I could go on regarding WSOP.com, but GGPoker has had its own issues. Though GGPoker’s issues have been smaller in incompetence or intent (with one exception), its issues have had much larger impact. Having to suspend play in two bracelet events to fix major software issues is a big, big problem, yet that’s where the international slate is today.

Despite being the third largest online poker network following a couple of years of massive growth, GGPoker found itself woefully underprepared for the traffic the WSOP events would bring.

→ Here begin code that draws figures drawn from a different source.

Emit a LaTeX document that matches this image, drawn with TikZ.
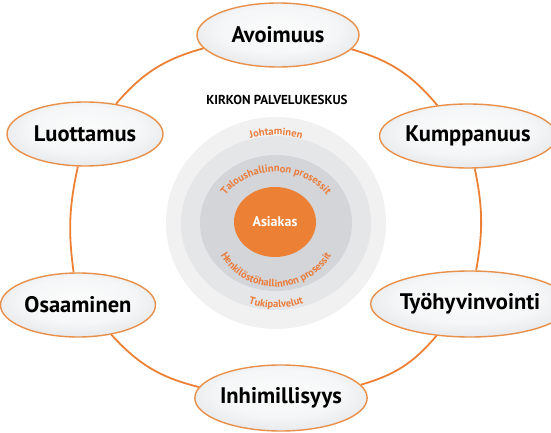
\documentclass[tikz,border=0pt]{standalone}
\usepackage{fontspec}
\setmainfont{PT Sans}
\usepackage{tikz}
\usetikzlibrary{shapes.geometric,decorations.text}
\definecolor{kirkko}{HTML}{EC8136}
\definecolor{kehys}{HTML}{E8904A}
\definecolor{vaalea}{HTML}{F1F1F2}
\definecolor{keski}{HTML}{E5E6E8}
\definecolor{tumma}{HTML}{D3D5D9}
\definecolor{oranssiteksti}{HTML}{EA7D3C}
\definecolor{harmaa}{HTML}{C0C5CC}
\pgfdeclareradialshading{kupla}{\pgfpoint{0bp}{6bp}}{color(0bp)=(white!93!harmaa); color(18bp)=(white!85!harmaa); color(42bp)=(white!30!harmaa); color(50bp)=(harmaa)}

\begin{document}
\begin{tikzpicture}[x=1pt,y=1pt,
        arvo/.style={ellipse,draw=kehys,line width=1.4pt,shading=kupla,
            minimum width=158pt,minimum height=64pt,inner sep=0pt,
            font=\fontsize{22.5}{26}\selectfont\bfseries},
        kaari/.style={draw=kirkko,line width=1.8pt},
        kaariteksti/.style={decorate,decoration={text along path,text align=center,
            text={|\fontsize{10.5}{12}\selectfont\bfseries\color{oranssiteksti}|#1}}}
    ]
    \useasboundingbox (0,0) rectangle (551,433);
    \coordinate (keskus) at (276,210);
    \fill[vaalea] (keskus) ellipse[x radius=110pt,y radius=106pt];
    \fill[keski] (keskus) ellipse[x radius=95pt,y radius=87pt];
    \fill[tumma] (keskus) ellipse[x radius=76pt,y radius=68pt];
    \node[ellipse,fill=kirkko,minimum width=82pt,minimum height=70pt,inner sep=0pt,
        text=white,font=\fontsize{14}{16}\selectfont\bfseries] (asiakas) at (275,211) {Asiakas};
    \path[kaariteksti=Johtaminen] (keskus) ++(140:88pt) arc[start angle=140,end angle=40,radius=88pt];
    \path[kaariteksti=Taloushallinnon prosessit] (keskus) ++(170:60pt and 51pt)
        arc[start angle=170,end angle=10,x radius=60pt,y radius=51pt];
    \path[kaariteksti=Henkilöstöhallinnon prosessit] (keskus) ++(185:64pt and 64pt)
        arc[start angle=185,end angle=355,x radius=64pt,y radius=64pt];
    \path[kaariteksti=Tukipalvelut] (keskus) ++(220:85pt) arc[start angle=220,end angle=320,radius=85pt];
    \node[font=\fontsize{13}{15}\selectfont\bfseries] (otsikko) at (277,333) {KIRKON PALVELUKESKUS};

    \node[arvo,minimum width=162pt] (avoimuus) at (278,398) {Avoimuus};
    \node[arvo] (kumppanuus) at (468,297) {Kumppanuus};
    \node[arvo,minimum width=163pt,minimum height=66pt] (tyohyvinvointi) at (470,129) {Työhyvinvointi};
    \node[arvo,minimum width=162pt,minimum height=66pt] (inhimillisyys) at (281,35) {Inhimillisyys};
    \node[arvo,minimum width=155pt] (osaaminen) at (78,128) {Osaaminen};
    \node[arvo,minimum width=156pt] (luottamus) at (85,299) {Luottamus};
    \foreach \a/\b/\k in {avoimuus/kumppanuus/17,kumppanuus/tyohyvinvointi/11,
        tyohyvinvointi/inhimillisyys/17,inhimillisyys/osaaminen/17,
        osaaminen/luottamus/10,luottamus/avoimuus/17} {
            \draw[kaari] (\a) to[bend left=\k] (\b);
        }
\end{tikzpicture}
\end{document}
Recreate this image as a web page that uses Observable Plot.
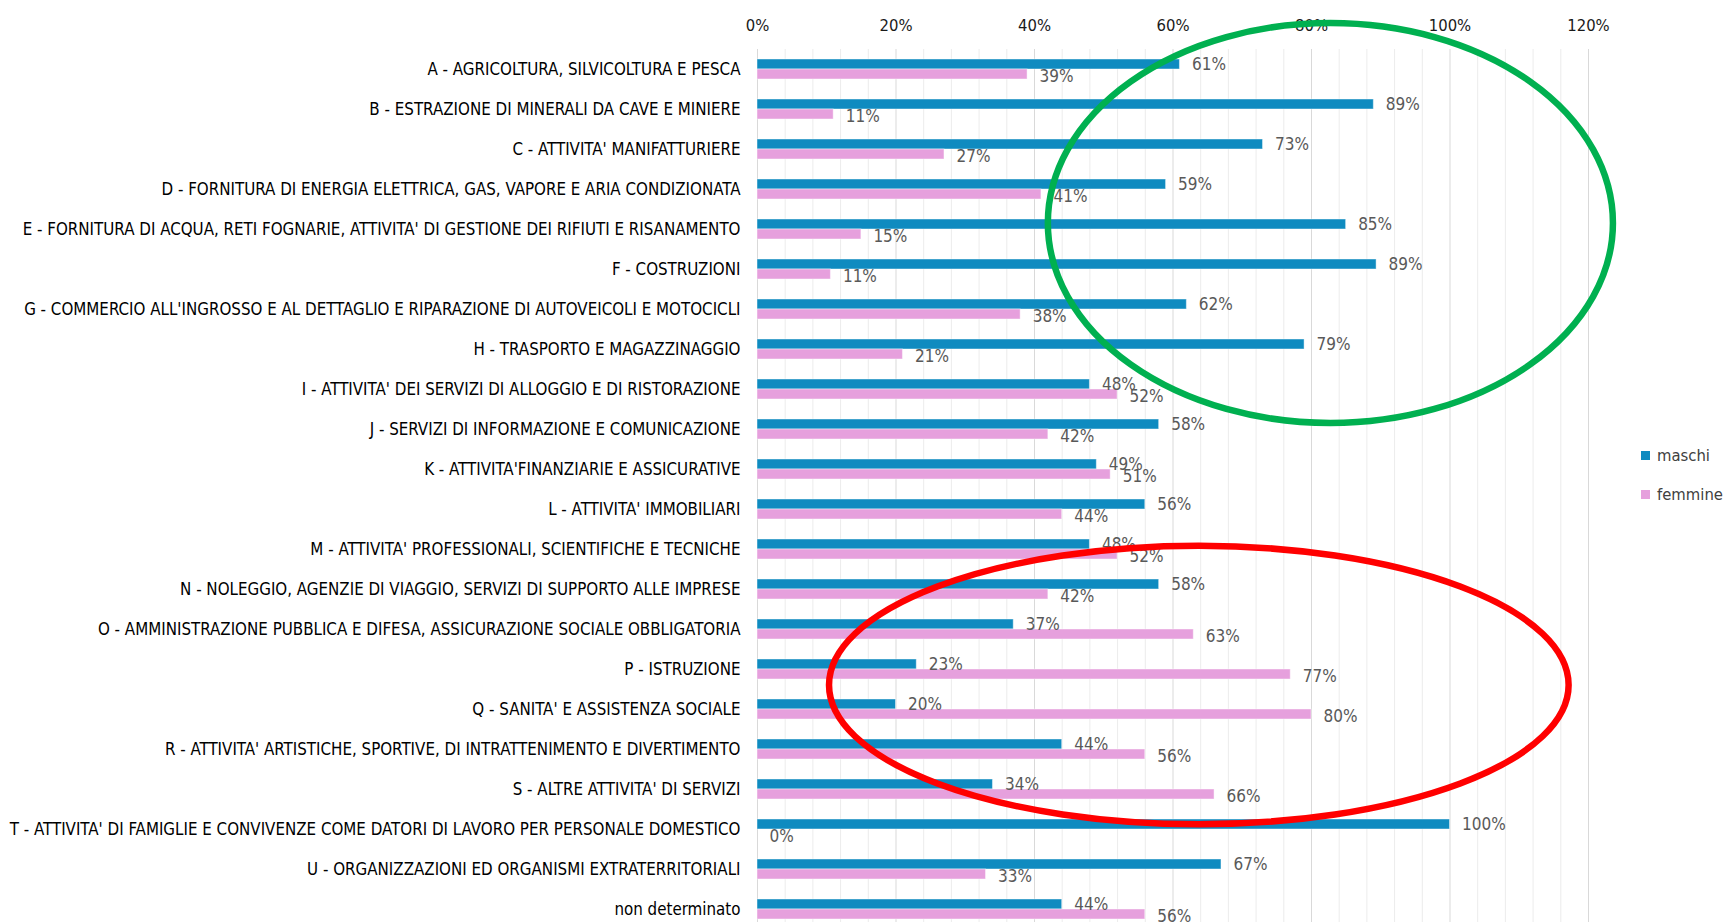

Following numerous crashes, freezes, and failed attempts to resume play, GGPoker suspended WSOP Online Bracelet Series Events #32 and #33 for a full week in order to buy time to install needed software and hardware fixes.

GGPoker initially claimed the issues were caused by a single “critical” bug, but as British poker-business reporter Nick Jones detailed on Twitter, there were actually at least five major issues:

The external outage was caused by a 27-minute service outage at Cloudfare, which provides infrastructure services to GGNetwork. However, the other four issues and bugs were all at GGNetwork, and declaring it all to be “ridiculously unlucky” is just a whitewash by a GGPoker affiliate. It’s the way the business works and it’s been that way for many years.

In Jones’ partial defense, he did publish the link to GGNetwork’s internal summary of the weekend’s disastrous string of events. It turns out that GGPoker rightly anticipated a traffic surge but wasn’t really prepared for it and blundered its response in several ways. Between a rush of legitimate fan and rail traffic and a DDoS attack that was primed to take place, GGPoker’s services collapsed.

The DDoS attack could’ve and should’ve been foreseen. Hackers and extortionists have targeted online gambling sites for most of the industry’s two-decade history. High-profile gambling events draw out the online vermin like flies to a ripe corpse. The days before American football’s Super Bowl and global football’s (soccer’s) World Cup always bring surges in DDoS attacks, and every major online poker site has dealt with them as well. (The unlicensed America’s Cardroom, which has no authorities to complain to, is a frequent target.)

GGPoker, though, seemed to have DDoS mitigation services in place. Those services generally involve installing an umbrella service that sniffs the incoming data traffic to search for the type of frequent and invalid data requests that mark a DDoS attack. The identified data requests are then tagged and dumped before reaching and slowing down the actual gaming servers.

GGPoker had all this in place, but when it brought on extra servers to handle the increased WSOP traffic load, its technicians blundered by not applying the DDoS mitigation protocols to the new servers. Then once they got that issue sorted out, the techies blundered again, failing to overlay all the other network protocols across the entire expanded network. This caused protocol mismatch issues that foiled all attempts to restart the paused events.

Let’s be clear, though: This wasn’t just a technical-level fail; it was also a failure on the executive level regarding risk assessment and management. GGPoker has been around long enough to know both the DDoS and WSOP-interest traffic risks, and it dropped the ball.

The poker industry rumor pipeline suggests that GGPoker paid the WSOP somewhere between $3 million and $4.5 million to host the international portion of the series. I can’t confirm the number but that range is believable, as the WSOP rarely gives away anything on the cheap. Continuing performance issues would naturally impact any chance GGPoker has of co-hosting similar series in the future.

GGPoker has attempted to make amends to affected players by offering tourney-ticket refunds and, in the case of the suspended charity event, doubling the amount of money it’s donating. However, the site cannot easily find a way to properly compensate hundreds of players who simply cannot be on hand to play when the suspended events resume this coming weekend. Many players have real-life commitments and allocated a block of time to play one or a few online bracelet events. How that issue plays out remains to be seen.

The WSOP and GGPoker must do much, much better. Strip away the fancy brand images and it’s easy to see that to date it’s all been a second- or third-rate clown show. Poker in general deserves better than this.